For such a common man Nicholson could be uncommonly dramatic in his moves to maintain Tottenham's supremacy. The inspired purchase of Mackay came out of the blue when the target was supposed to be Mel Charles, of Swansea, who instead joined Arsenal.

The gloriously talented, ill-fated John White was snapped up from Falkirk while on National Service, ultimately to the embarrassment of Glasgow Rangers who had expressed doubts about his stamina. Taking the trouble to check with White's commanding officer, Nicholson discovered that he was a cross-country champion. Later, with a minimum of fuss, Nicholson successfully pursued Jimmy Greaves, bringing him back from Milan for a £99,999 fee, one pound below the existing British transfer record.

Few men have been as immersed in a football club than Nicholson. Throughout his career, first as a player with 341 appearances, winning one cap for England, he lived less than a half-mile from White Hart Lane. And, of course, like Jock Stein at Celtic and Bill Shankly at Liverpool, loyalty was thrown into Nicholson's face, his grand vision of the future bluntly rejected by a feeble board of directors.

It would have included Danny Blanchflower who was Nicholson's opposite in almost all things but their shared belief in the glory of football. During the relegation crisis of 1958, Nicholson dropped his captain, explaining, "In a good team, Blanchflower is an exceptional player, in a poor team he is a liability." After a month in the reserves, during which he asked for a transfer, Blanchflower was restored to the team. He would have Nicholson to thank for the signings and the philosophy that made the autumn of his career comfortable and filled with renown.

Many years later, when Tottenham had changed hands, I became involved in Nicholson's belated testimonial. There was a distinct change in him; he was easier in conversation, warmer. "When I think what a miserable so-and-so you could be," I said. He looked surprised. "What, me miserable?" he replied. "Yes, you," I said, smiling.
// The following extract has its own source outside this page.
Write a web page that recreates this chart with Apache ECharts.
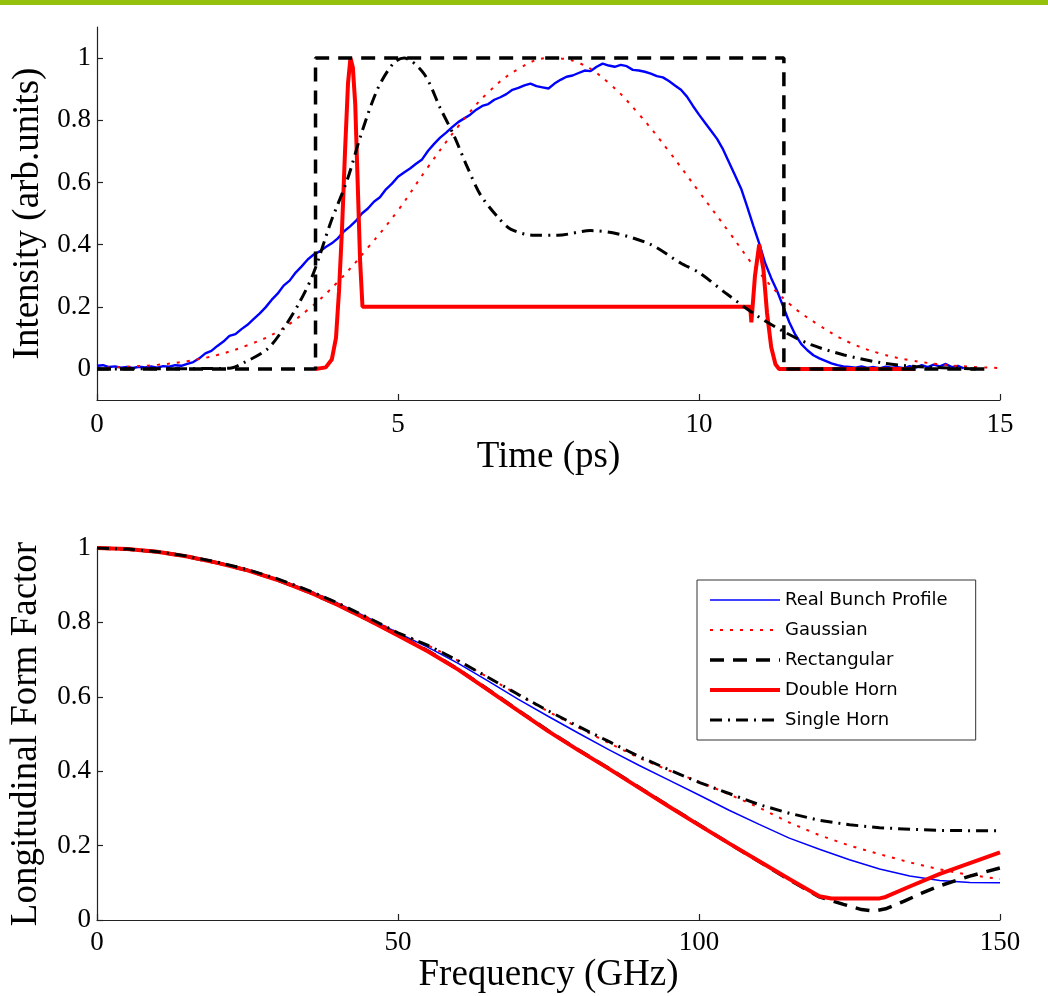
<!DOCTYPE html>
<html>
<head>
<meta charset="utf-8">
<title>Bunch profiles and longitudinal form factors</title>
<script src="https://cdn.jsdelivr.net/npm/echarts@6.0.0/dist/echarts.min.js"></script>
<style>
  html, body { margin: 0; padding: 0; background: #fff; }
  #chart { width: 1048px; height: 996px; }
</style>
</head>
<body>
<div id="chart"></div>
<script>

// ---- top panel : bunch profiles vs time (ps) ----

// measured profile, sampled every 0.1 ps from 0 to 14.4
const realTime = [];
for (let i = 0; i <= 144; i++) realTime.push(+(i * 0.1).toFixed(1));
const realIntensity = [
  0.010, 0.012, 0.006, 0.008, 0.004, 0.006, 0.003, 0.007, 0.005, 0.008,
  0.004, 0.009, 0.007, 0.012, 0.010, 0.016, 0.022, 0.034, 0.050, 0.058,
  0.074, 0.088, 0.106, 0.112, 0.128, 0.142, 0.160, 0.178, 0.198, 0.222,
  0.242, 0.268, 0.284, 0.310, 0.330, 0.352, 0.368, 0.378, 0.392, 0.404,
  0.420, 0.442, 0.458, 0.476, 0.500, 0.516, 0.538, 0.552, 0.578, 0.596,
  0.618, 0.632, 0.645, 0.660, 0.674, 0.702, 0.724, 0.744, 0.760, 0.778,
  0.794, 0.806, 0.818, 0.834, 0.846, 0.852, 0.866, 0.874, 0.884, 0.898,
  0.904, 0.912, 0.918, 0.910, 0.906, 0.902, 0.918, 0.930, 0.940, 0.944,
  0.952, 0.960, 0.958, 0.972, 0.982, 0.976, 0.972, 0.978, 0.974, 0.962,
  0.960, 0.956, 0.950, 0.942, 0.938, 0.926, 0.912, 0.898, 0.876, 0.846,
  0.818, 0.792, 0.766, 0.740, 0.706, 0.664, 0.622, 0.580, 0.522, 0.462,
  0.404, 0.340, 0.292, 0.250, 0.200, 0.150, 0.110, 0.080, 0.060, 0.044,
  0.034, 0.026, 0.018, 0.012, 0.008, 0.006, 0.004, 0.008, 0.003, 0.006,
  0.002, 0.007, 0.004, 0.006, 0.002, 0.009, 0.004, 0.012, 0.006, 0.014,
  0.008, 0.016, 0.006, 0.010, 0.002
];

const gaussTime = [0, 0.5, 1, 1.5, 2, 2.5, 3, 3.5, 4, 4.5, 5, 5.5, 6, 6.5, 7, 7.5,
  8, 8.5, 9, 9.5, 10, 10.5, 11, 11.5, 12, 12.5, 13, 13.5, 14, 14.5, 15];
const gaussIntensity = [0.003, 0.007, 0.013, 0.025, 0.045, 0.076, 0.12, 0.19, 0.28, 0.39,
  0.51, 0.65, 0.78, 0.89, 0.965, 1.0, 0.985, 0.92, 0.82, 0.70, 0.57, 0.44, 0.31, 0.21,
  0.14, 0.085, 0.05, 0.028, 0.015, 0.007, 0.003];

const rectTime = [0, 3.63, 3.63, 11.41, 11.41, 14.8];
const rectIntensity = [0, 0, 1, 1, 0, 0];

const dhTime = [3.63, 3.8, 3.9, 3.97, 4.02, 4.07, 4.12, 4.17, 4.21, 4.25, 4.29, 4.33,
  4.37, 4.41, 10.85, 10.87, 10.93, 11.0, 11.07, 11.13, 11.2, 11.27, 11.33, 13.6];
const dhIntensity = [0, 0.005, 0.03, 0.1, 0.25, 0.45, 0.7, 0.92, 1.0, 0.97, 0.85, 0.6,
  0.35, 0.2, 0.2, 0.15, 0.3, 0.4, 0.32, 0.18, 0.07, 0.015, 0, 0];

const shTime = [0, 2.2, 2.44, 2.83, 3.1, 3.38, 3.6, 3.88, 4.16, 4.38, 4.66, 4.93, 5.1,
  5.43, 5.7, 5.93, 6.15, 6.37, 6.65, 6.87, 7.26, 7.65, 8.2, 8.64, 9.2, 9.7, 10.0,
  10.47, 10.97, 11.41, 11.86, 12.41, 13.02, 13.6, 14.6];
const shIntensity = [0, 0.002, 0.02, 0.064, 0.13, 0.22, 0.31, 0.47, 0.61, 0.75, 0.9,
  0.985, 1.0, 0.95, 0.84, 0.75, 0.65, 0.56, 0.49, 0.45, 0.43, 0.43, 0.445, 0.435, 0.40,
  0.34, 0.31, 0.24, 0.17, 0.12, 0.078, 0.045, 0.02, 0.008, 0];

const intensityTicks = [0, 0.2, 0.4, 0.6, 0.8, 1];

// ---- bottom panel : form factor vs frequency (GHz) ----

const freq = [0, 5, 10, 15, 20, 25, 30, 35, 40, 45, 50, 55, 60, 65, 70, 75, 80, 85, 90,
  95, 100, 105, 110, 115, 120, 125, 130, 135, 140, 145, 150];
const realFF = [1, 0.997, 0.99, 0.978, 0.962, 0.942, 0.917, 0.887, 0.852, 0.813, 0.772,
  0.733, 0.69, 0.642, 0.593, 0.547, 0.502, 0.458, 0.416, 0.376, 0.336, 0.295, 0.257,
  0.22, 0.19, 0.162, 0.137, 0.118, 0.106, 0.101, 0.1];
const gaussFF = [1, 0.997, 0.99, 0.978, 0.962, 0.942, 0.917, 0.887, 0.852, 0.813, 0.772,
  0.738, 0.697, 0.652, 0.605, 0.56, 0.517, 0.476, 0.436, 0.402, 0.372, 0.338, 0.302,
  0.262, 0.228, 0.2, 0.177, 0.155, 0.136, 0.121, 0.11];
const shFF = [1, 0.997, 0.99, 0.978, 0.962, 0.942, 0.917, 0.887, 0.852, 0.813, 0.772,
  0.738, 0.697, 0.652, 0.606, 0.562, 0.52, 0.48, 0.44, 0.404, 0.37, 0.34, 0.31,
  0.287, 0.268, 0.256, 0.248, 0.244, 0.241, 0.24, 0.24];

const dhFreq = [0, 5, 10, 15, 20, 25, 30, 35, 40, 45, 50, 55, 60, 65, 70, 75, 80, 85, 90,
  95, 100, 105, 110, 115, 120, 122, 130, 131, 135, 140, 145, 150];
const dhFF = [1, 0.997, 0.99, 0.977, 0.96, 0.94, 0.914, 0.883, 0.847, 0.807, 0.765,
  0.722, 0.673, 0.618, 0.562, 0.507, 0.456, 0.407, 0.356, 0.305, 0.255, 0.206, 0.158,
  0.11, 0.064, 0.058, 0.058, 0.062, 0.09, 0.124, 0.153, 0.182];

const rectFreq = [0, 5, 10, 15, 20, 25, 30, 35, 40, 45, 50, 55, 60, 65, 70, 75, 80, 85, 90,
  95, 100, 105, 110, 115, 120, 124, 127, 129, 131, 134, 137, 140, 145, 150];
const rectFF = [1, 0.997, 0.99, 0.977, 0.96, 0.94, 0.914, 0.883, 0.847, 0.807, 0.766,
  0.723, 0.674, 0.619, 0.563, 0.508, 0.457, 0.408, 0.357, 0.306, 0.256, 0.206, 0.157,
  0.108, 0.062, 0.042, 0.028, 0.024, 0.03, 0.05, 0.072, 0.092, 0.118, 0.14];

const ffTicks = [0, 0.2, 0.4, 0.6, 0.8, 1];

const legendNames = ['Real Bunch Profile', 'Gaussian', 'Rectangular', 'Double Horn', 'Single Horn'];

// ---- styles ----
const serif = "'Liberation Serif', 'Times New Roman', serif";
const axisColor = '#222';

const styles = {
  'Real Bunch Profile': { color: '#0000ff', width: 2.4, type: 'solid' },
  'Gaussian': { color: '#ff0000', width: 2, type: [3, 7] },
  'Rectangular': { color: '#000000', width: 3.5, type: [14, 9] },
  'Double Horn': { color: '#ff0000', width: 4, type: 'solid' },
  'Single Horn': { color: '#000000', width: 3, type: [12, 6, 2, 6] }
};

const zip = (xs, ys) => xs.map((x, i) => [x, ys[i]]);

function makeSeries(name, data, idx, override) {
  const st = Object.assign({}, styles[name], override || {});
  return {
    name: name,
    type: 'line',
    xAxisIndex: idx,
    yAxisIndex: idx,
    data: data,
    showSymbol: false,
    symbol: 'none',
    smooth: false,
    color: st.color,
    lineStyle: { color: st.color, width: st.width, type: st.type, cap: 'butt' },
    emphasis: { disabled: true },
    silent: true
  };
}

function xAxisOf(idx, max, step, title, gap, labelMargin) {
  return {
    gridIndex: idx,
    type: 'value',
    min: 0,
    max: max,
    interval: step,
    name: title,
    nameLocation: 'middle',
    nameGap: gap,
    nameTextStyle: { fontFamily: serif, fontSize: 37, color: '#000' },
    axisLine: { show: true, onZero: false, lineStyle: { color: axisColor, width: 1.2 } },
    axisTick: { show: true, inside: true, length: 6, lineStyle: { color: axisColor, width: 1.2 } },
    axisLabel: { fontFamily: serif, fontSize: 27, color: '#000', margin: labelMargin },
    splitLine: { show: false }
  };
}

function yAxisOf(idx, min, max, ticks, title, gap) {
  return {
    gridIndex: idx,
    type: 'value',
    min: min,
    max: max,
    name: title,
    nameLocation: 'middle',
    nameGap: gap,
    nameTextStyle: { fontFamily: serif, fontSize: 37, color: '#000' },
    axisLine: { show: true, onZero: false, lineStyle: { color: axisColor, width: 1.2 } },
    axisTick: { show: true, inside: true, length: 6, customValues: ticks,
      lineStyle: { color: axisColor, width: 1.2 } },
    axisLabel: { customValues: ticks, fontFamily: serif, fontSize: 27, color: '#000', margin: 6 },
    splitLine: { show: false }
  };
}

const chart = echarts.init(document.getElementById('chart'), null, { renderer: 'canvas' });

chart.setOption({
  animation: false,
  backgroundColor: '#ffffff',
  graphic: [
    { type: 'rect', left: 0, top: 0, shape: { width: 1048, height: 5 }, style: { fill: '#96c00e' } }
  ],
  grid: [
    { left: 97, top: 27, width: 903, height: 373 },
    { left: 97, top: 548, width: 903, height: 372 }
  ],
  xAxis: [
    xAxisOf(0, 15, 5, 'Time (ps)', 37, 11),
    xAxisOf(1, 150, 50, 'Frequency (GHz)', 35, 9)
  ],
  yAxis: [
    yAxisOf(0, -0.1, 1.1, intensityTicks, 'Intensity (arb.units)', 42),
    yAxisOf(1, 0, 1, ffTicks, 'Longitudinal Form Factor', 52)
  ],
  legend: {
    data: legendNames,
    orient: 'vertical',
    left: 697,
    top: 580,
    itemWidth: 70,
    itemHeight: 14,
    itemGap: 12,
    padding: [11, 28, 11, 11],
    backgroundColor: '#fff',
    borderColor: '#333',
    borderWidth: 1,
    selectedMode: false,
    textStyle: { fontFamily: "'DejaVu Sans', sans-serif", fontSize: 18, color: '#000' },
    itemStyle: { opacity: 0 },
    lineStyle: { width: 'inherit' }
  },
  series: [
    // bottom panel first so the legend takes its line styles
    makeSeries('Real Bunch Profile', zip(freq, realFF), 1, { width: 1.5 }),
    makeSeries('Gaussian', zip(freq, gaussFF), 1),
    makeSeries('Rectangular', zip(rectFreq, rectFF), 1),
    makeSeries('Double Horn', zip(dhFreq, dhFF), 1),
    makeSeries('Single Horn', zip(freq, shFF), 1),

    makeSeries('Real Bunch Profile', zip(realTime, realIntensity), 0),
    Object.assign(makeSeries('Gaussian', zip(gaussTime, gaussIntensity), 0), { smooth: 0.4 }),
    makeSeries('Double Horn', zip(dhTime, dhIntensity), 0),
    makeSeries('Rectangular', zip(rectTime, rectIntensity), 0),
    Object.assign(makeSeries('Single Horn', zip(shTime, shIntensity), 0), { smooth: 0.3 })
  ]
});

</script>
</body>
</html>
It made me think about what the pressures of football management can do to a man.

If admitting a prejudice, Mackay, who piloted Derby County to the Football League Championship, rates Nicholson among the top-six managers in the history of English football. He is of another era, one before ubiquitous agents, salaries out of all proportion to ability, suspicious deals and escalating greed. Today, if somebody were to ask what a true football man looked like, whose image would come to mind?